(Charts and diagrams as code)
— BEGIN —

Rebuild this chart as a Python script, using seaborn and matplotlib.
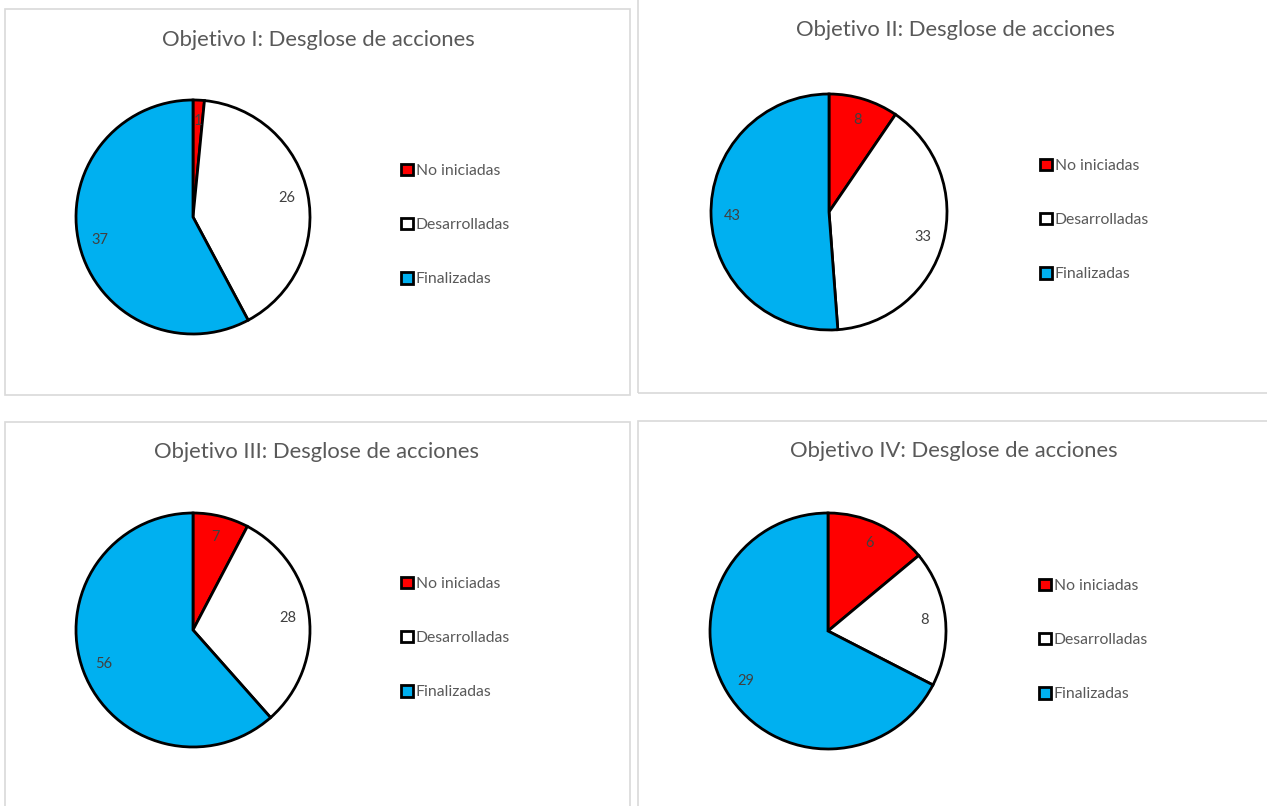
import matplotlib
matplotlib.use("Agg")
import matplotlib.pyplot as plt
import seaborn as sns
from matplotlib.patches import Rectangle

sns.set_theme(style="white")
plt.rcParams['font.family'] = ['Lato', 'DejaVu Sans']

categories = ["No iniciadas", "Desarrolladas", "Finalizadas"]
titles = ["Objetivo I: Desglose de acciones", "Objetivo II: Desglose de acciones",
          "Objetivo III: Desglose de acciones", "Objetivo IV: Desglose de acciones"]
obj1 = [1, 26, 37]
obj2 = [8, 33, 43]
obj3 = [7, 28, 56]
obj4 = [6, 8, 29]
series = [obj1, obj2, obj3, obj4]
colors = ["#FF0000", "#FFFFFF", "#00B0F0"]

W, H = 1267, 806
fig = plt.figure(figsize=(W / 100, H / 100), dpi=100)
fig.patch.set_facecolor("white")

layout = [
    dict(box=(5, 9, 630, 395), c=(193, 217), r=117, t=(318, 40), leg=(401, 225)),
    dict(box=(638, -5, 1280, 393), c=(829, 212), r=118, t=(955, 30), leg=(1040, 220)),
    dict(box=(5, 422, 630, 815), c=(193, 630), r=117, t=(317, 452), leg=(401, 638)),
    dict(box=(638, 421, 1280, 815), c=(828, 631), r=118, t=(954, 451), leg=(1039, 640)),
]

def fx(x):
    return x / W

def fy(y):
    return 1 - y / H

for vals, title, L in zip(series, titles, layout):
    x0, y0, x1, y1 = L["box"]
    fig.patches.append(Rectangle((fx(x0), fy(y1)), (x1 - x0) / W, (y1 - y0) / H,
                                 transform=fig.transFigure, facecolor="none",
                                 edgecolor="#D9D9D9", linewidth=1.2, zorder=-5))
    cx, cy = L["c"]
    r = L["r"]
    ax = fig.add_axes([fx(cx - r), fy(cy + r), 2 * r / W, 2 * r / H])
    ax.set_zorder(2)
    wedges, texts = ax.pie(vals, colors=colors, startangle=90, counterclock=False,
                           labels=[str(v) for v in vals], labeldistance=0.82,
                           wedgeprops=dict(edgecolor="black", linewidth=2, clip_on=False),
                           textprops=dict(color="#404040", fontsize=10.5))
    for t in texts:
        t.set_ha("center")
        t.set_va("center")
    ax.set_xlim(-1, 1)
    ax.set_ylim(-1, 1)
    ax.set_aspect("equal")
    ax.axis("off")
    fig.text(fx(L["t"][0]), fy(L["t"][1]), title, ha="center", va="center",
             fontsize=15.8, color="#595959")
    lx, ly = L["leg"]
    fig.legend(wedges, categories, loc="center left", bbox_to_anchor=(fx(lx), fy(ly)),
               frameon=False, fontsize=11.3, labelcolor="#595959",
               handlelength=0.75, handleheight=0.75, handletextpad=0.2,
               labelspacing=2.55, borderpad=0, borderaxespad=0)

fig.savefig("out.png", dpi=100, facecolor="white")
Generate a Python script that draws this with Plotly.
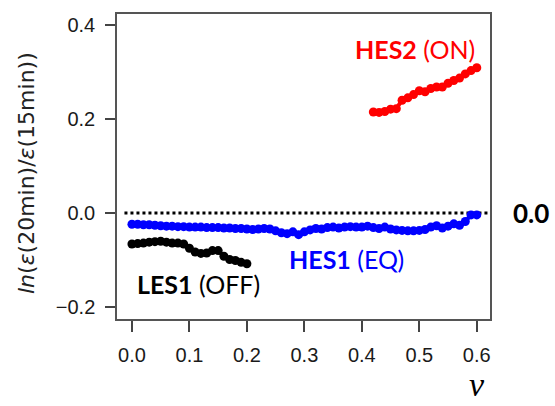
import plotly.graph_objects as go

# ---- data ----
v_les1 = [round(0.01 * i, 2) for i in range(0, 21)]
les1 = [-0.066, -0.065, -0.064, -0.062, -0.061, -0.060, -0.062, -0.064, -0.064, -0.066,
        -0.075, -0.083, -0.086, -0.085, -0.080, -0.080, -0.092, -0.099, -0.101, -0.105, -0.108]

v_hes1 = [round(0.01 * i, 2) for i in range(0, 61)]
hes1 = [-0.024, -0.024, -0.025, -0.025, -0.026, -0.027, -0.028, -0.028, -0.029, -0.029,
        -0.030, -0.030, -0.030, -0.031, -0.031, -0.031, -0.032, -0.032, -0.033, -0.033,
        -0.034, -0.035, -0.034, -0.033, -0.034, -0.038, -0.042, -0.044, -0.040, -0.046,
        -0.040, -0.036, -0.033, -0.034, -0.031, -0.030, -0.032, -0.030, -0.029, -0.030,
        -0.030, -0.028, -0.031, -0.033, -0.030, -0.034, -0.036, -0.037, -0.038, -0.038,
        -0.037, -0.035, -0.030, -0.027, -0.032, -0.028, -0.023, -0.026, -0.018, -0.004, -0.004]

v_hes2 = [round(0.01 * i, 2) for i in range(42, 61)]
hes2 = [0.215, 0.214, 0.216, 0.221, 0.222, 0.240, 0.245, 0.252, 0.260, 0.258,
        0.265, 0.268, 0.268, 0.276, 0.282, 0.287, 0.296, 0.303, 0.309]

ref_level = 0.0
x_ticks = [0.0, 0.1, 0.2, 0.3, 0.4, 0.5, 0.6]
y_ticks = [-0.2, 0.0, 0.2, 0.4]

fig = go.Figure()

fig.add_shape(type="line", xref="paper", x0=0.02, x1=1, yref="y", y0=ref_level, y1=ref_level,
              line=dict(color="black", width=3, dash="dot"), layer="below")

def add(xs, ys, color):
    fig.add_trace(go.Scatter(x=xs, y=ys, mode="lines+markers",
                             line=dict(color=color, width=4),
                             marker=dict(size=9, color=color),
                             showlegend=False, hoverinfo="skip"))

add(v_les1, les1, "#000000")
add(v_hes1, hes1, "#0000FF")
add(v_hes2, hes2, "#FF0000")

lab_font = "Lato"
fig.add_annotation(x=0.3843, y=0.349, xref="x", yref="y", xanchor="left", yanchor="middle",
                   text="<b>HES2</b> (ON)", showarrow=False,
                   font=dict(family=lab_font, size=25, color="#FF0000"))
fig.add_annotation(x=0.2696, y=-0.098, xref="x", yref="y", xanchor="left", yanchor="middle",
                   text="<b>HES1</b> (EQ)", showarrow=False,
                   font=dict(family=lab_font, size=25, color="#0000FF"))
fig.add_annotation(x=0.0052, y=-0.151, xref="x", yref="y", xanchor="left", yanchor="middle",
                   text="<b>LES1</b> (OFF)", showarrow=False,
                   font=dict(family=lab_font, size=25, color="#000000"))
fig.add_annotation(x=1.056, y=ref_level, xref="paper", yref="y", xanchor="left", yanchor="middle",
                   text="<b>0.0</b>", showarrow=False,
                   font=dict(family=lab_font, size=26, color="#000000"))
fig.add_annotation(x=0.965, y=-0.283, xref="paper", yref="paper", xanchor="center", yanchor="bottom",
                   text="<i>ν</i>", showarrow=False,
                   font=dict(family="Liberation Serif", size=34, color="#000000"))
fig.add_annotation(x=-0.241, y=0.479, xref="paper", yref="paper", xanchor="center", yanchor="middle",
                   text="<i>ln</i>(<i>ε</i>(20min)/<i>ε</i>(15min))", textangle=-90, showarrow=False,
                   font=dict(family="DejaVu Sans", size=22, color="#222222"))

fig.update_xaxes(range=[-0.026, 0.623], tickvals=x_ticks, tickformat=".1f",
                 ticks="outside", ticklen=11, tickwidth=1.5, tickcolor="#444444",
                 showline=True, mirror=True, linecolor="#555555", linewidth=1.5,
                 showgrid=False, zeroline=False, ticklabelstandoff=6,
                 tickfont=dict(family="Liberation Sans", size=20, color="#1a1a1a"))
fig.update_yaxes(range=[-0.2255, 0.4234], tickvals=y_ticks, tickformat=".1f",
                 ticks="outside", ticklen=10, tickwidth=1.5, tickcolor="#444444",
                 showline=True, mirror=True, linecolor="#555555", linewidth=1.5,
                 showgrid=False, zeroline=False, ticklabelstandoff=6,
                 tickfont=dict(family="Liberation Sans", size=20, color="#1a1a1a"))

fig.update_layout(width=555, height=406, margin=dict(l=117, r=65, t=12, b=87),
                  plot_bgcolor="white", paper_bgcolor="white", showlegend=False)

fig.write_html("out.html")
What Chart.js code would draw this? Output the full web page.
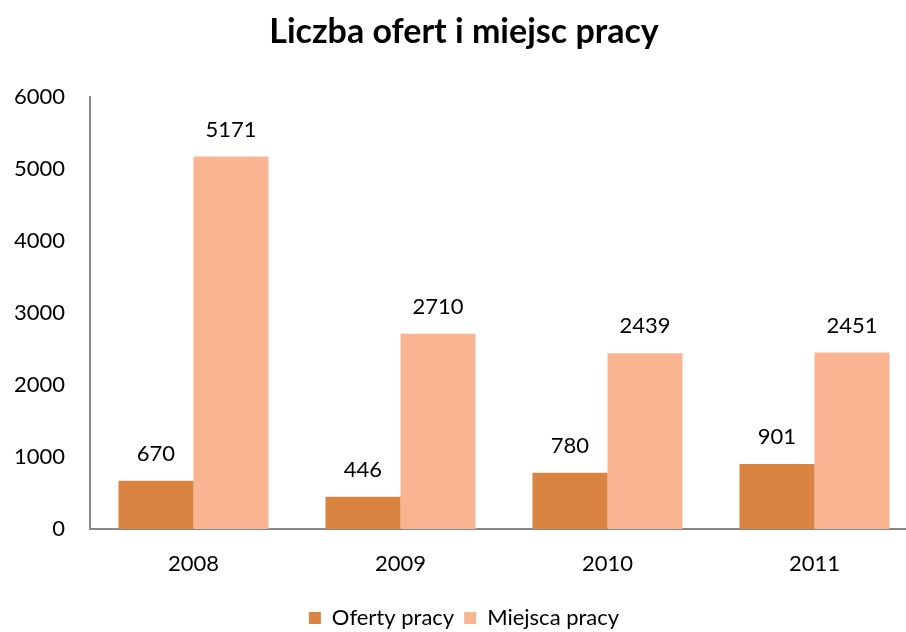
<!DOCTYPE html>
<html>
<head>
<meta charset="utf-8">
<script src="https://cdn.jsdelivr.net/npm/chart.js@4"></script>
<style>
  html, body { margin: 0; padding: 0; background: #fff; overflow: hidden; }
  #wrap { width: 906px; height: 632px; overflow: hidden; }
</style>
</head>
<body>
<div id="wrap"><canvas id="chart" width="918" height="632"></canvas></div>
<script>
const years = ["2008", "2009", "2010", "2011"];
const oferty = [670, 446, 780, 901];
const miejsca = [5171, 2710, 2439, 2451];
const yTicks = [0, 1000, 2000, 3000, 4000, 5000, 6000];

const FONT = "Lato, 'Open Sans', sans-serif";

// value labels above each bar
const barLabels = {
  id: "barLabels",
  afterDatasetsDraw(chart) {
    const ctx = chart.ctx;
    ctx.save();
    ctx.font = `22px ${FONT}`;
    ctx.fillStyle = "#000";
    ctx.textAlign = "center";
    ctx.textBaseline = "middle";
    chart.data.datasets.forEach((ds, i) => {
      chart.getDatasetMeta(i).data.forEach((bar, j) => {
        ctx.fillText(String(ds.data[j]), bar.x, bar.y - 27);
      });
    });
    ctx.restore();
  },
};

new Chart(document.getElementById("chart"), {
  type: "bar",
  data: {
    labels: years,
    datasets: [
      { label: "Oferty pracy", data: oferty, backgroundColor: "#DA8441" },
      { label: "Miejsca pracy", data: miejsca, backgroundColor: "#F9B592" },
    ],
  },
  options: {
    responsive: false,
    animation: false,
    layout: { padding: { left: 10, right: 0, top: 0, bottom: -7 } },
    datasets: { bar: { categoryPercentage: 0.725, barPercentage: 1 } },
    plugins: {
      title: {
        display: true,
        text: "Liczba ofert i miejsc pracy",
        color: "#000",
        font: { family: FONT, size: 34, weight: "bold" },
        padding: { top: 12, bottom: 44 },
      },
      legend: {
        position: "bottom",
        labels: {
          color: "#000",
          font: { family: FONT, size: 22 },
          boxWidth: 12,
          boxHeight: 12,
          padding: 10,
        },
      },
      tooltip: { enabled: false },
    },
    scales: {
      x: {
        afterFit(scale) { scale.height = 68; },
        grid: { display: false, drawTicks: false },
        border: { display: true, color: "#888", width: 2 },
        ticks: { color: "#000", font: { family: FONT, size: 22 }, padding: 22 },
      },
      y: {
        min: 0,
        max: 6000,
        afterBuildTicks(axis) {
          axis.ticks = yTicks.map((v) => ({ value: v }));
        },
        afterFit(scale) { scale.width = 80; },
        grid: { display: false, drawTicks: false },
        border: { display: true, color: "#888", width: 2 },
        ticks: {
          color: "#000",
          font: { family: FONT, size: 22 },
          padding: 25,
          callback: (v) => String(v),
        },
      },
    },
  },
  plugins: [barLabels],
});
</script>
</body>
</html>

— END —

Locate the string "seaborn" in the listing above and copy every line where it occurs.

Task result:
Rebuild this chart as a Python script, using seaborn and matplotlib.
import seaborn as sns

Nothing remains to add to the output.